The action is often infused with comedy which comes mostly as a result of miscommunication between Wilson with his cockney rhyming slang and the straight talking yanks, there is one hilarious scene where Wilson delivers a monologue discussing his time in jail, in which a DEA agent replies back with the line “There’s one thing I don’t understand. The thing I don’t understand is every motherfuckin’ word you’re saying.” And perhaps it because of the lead character speaking in this slang (“I’m going to have a butchers.” Butcher’s hook = look “Lots of tea leaves about.” Tea leaves = thieves) which resulted in an American audience not connecting with the character.
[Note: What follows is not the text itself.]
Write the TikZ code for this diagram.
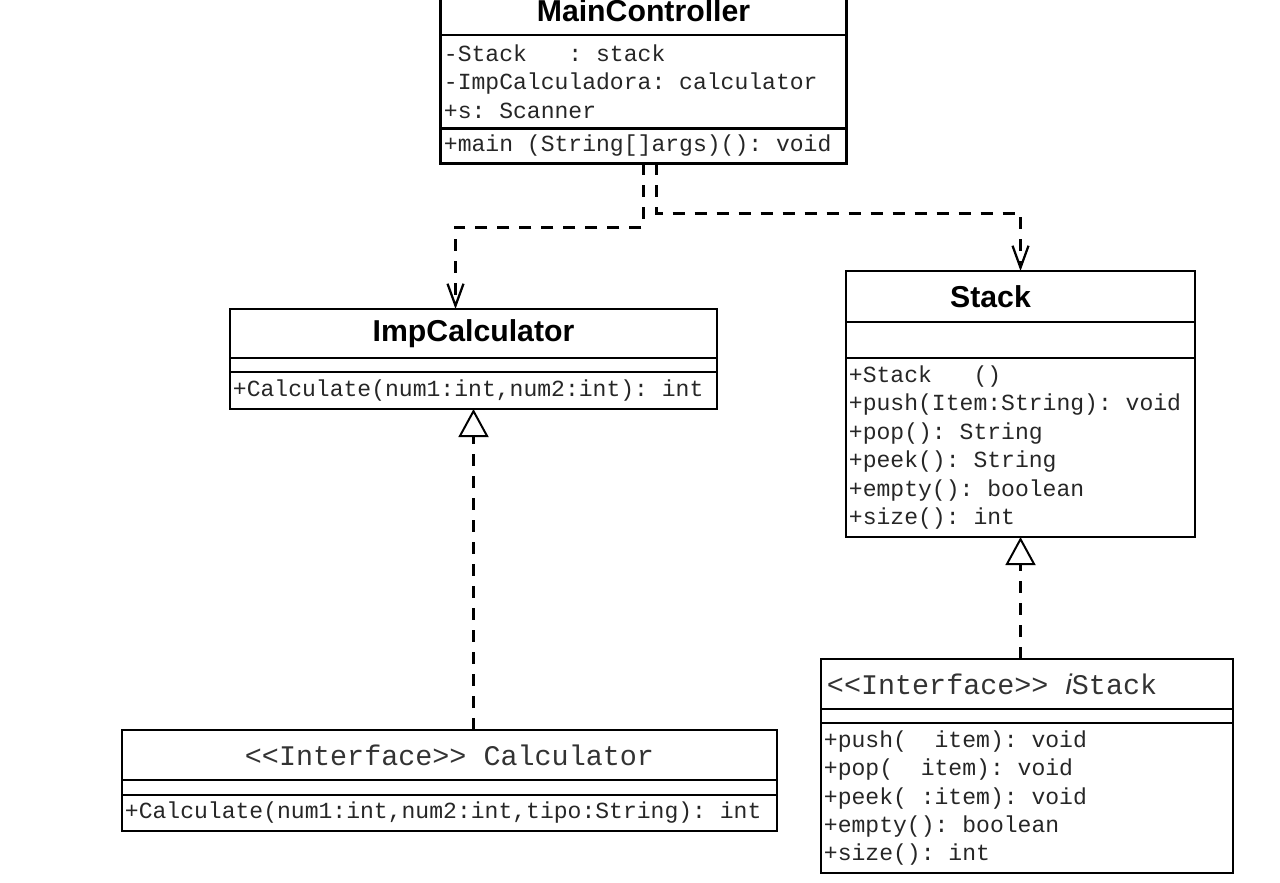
\documentclass[tikz,border=0pt]{standalone}
\usepackage{fontspec}
\setsansfont{Liberation Sans}
\setmonofont{Liberation Mono}
\usetikzlibrary{positioning,arrows.meta,calc}
\newcommand{\gap}[1]{\hphantom{#1}}
% full-width spaces in the monospaced text (align=left makes them narrow)
\newcommand{\monospaces}{\spaceskip=0.6em\relax\xspaceskip=0.6em\relax}
\tikzset{
    x=0.025cm,
    y=-0.025cm,
    box/.style = {
        draw,
        shape=rectangle,
        outer sep=0pt,
        inner xsep=0.075cm,
        inner ysep=0pt,
        line width=1.4pt
    },
    classname/.style = {
        box,
        font=\sffamily\bfseries\fontsize{21.5pt}{24pt}\selectfont,
        minimum height=1.25cm
    },
    iface/.style = {
        box,
        font=\ttfamily\fontsize{20.2pt}{22pt}\selectfont,
        execute at begin node=\monospaces,
        text=black!80,
        minimum height=1.25cm
    },
    blank/.style = {
        box,
        minimum height=#1
    },
    members/.style = {
        box,
        font=\ttfamily\fontsize{16.4pt}{20.2pt}\selectfont,
        execute at begin node=\monospaces,
        text=black!85,
        align=left
    },
    dep/.style = {
        line width=2.1pt,
        dash pattern=on 0.3cm off 0.25cm,
        -{Straight Barb[length=0.55cm,width=0.4cm,line width=1.6pt]}
    },
    realize/.style = {
        line width=2.1pt,
        dash pattern=on 0.3cm off 0.25cm,
        -{Triangle[open,length=0.7cm,width=0.75cm,line width=1.4pt]}
    },
}

\begin{document}
\begin{tikzpicture}
    \useasboundingbox (0,0) rectangle (1280,882);

    % MainController
    \node[classname, line width=2.1pt, minimum width=10.125cm, minimum height=1.2cm] (mainTitle) at (643.5,11) {MainController};
    \node[members, line width=2.1pt, text width=9.975cm, minimum height=2.325cm, below=0pt of mainTitle] (mainAttr)
        {-Stack\gap{xxx}: stack\\-ImpCalculadora: calculator\\+s: Scanner};
    \node[members, line width=2.1pt, text width=9.975cm, minimum height=0.875cm, below=0pt of mainAttr] (mainOps)
        {+main (String[]args)(): void};

    % ImpCalculator
    \node[classname, minimum width=12.175cm, minimum height=1.225cm] (impTitle) at (473.5,333.5) {ImpCalculator};
    \node[blank=0.35cm, minimum width=12.175cm, below=0pt of impTitle] (impAttr) {};
    \node[members, text width=12.025cm, minimum height=0.925cm, below=0pt of impAttr] (impOps)
        {+Calculate(num1:int,num2:int): int};

    % Stack
    \node[classname, minimum width=8.725cm, minimum height=1.275cm] (stackTitle) at (1020.5,296.5) {Stack\hspace*{42.7pt}};
    \node[blank=0.9cm, minimum width=8.725cm, below=0pt of stackTitle] (stackAttr) {};
    \node[members, text width=8.575cm, minimum height=4.475cm, below=0pt of stackAttr] (stackOps)
        {+Stack\gap{xxx}()\\+push(Item:String): void\\+pop(): String\\+peek(): String\\+empty(): boolean\\+size(): int};

    % iStack
    \node[iface, inner xsep=0.15cm, text width=10.0cm, align=left] (istackTitle) at (1027,684)
        {{<}{<}Interface{>}{>} {\sffamily\itshape i}Stack};
    \node[blank=0.35cm, minimum width=10.3cm, below=0pt of istackTitle] (istackAttr) {};
    \node[members, text width=10.15cm, minimum height=3.75cm, below=0pt of istackAttr] (istackOps)
        {+push(\gap{xx}item): void\\+pop(\gap{xx}item): void\\+peek(\gap{x}:item): void\\+empty(): boolean\\+size(): int};

    % Calculator
    \node[iface, minimum width=16.375cm] (calcTitle) at (449.5,755) {{<}{<}Interface{>}{>} Calculator};
    \node[blank=0.375cm, minimum width=16.375cm, below=0pt of calcTitle] (calcAttr) {};
    \node[members, text width=16.225cm, minimum height=0.9cm, below=0pt of calcAttr] (calcOps)
        {+Calculate(num1:int,num2:int,tipo:String): int};

    % dependencies
    \draw[dep] (mainOps.south) -- ++(0,64) -| ([xshift=-0.45cm]impTitle.north);
    \draw[dep] ([xshift=0.325cm]mainOps.south) -- ++(0,50) -| (stackTitle.north);

    % realizations
    \draw[realize] (impOps.south |- calcTitle.north) -- (impOps.south);
    \draw[realize] (stackOps.south |- istackTitle.north) -- (stackOps.south);
\end{tikzpicture}
\end{document}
Regardless, the performance from Stamp is phenomenal (likewise with the rest of the cast especially Fonda). This film is often overlooked, and has become almost forgotten, being lost between other releases from 1999, but it is well worth hunting for. It isn’t like anything else that came out that year, it’s slick, stylish, cool to look at, funny, and thrilling. This is a timeless classic, which deserves a re-watch and appreciating for what it is. A cracker of a film. As Wilson would put it, it’s well worth a butchers.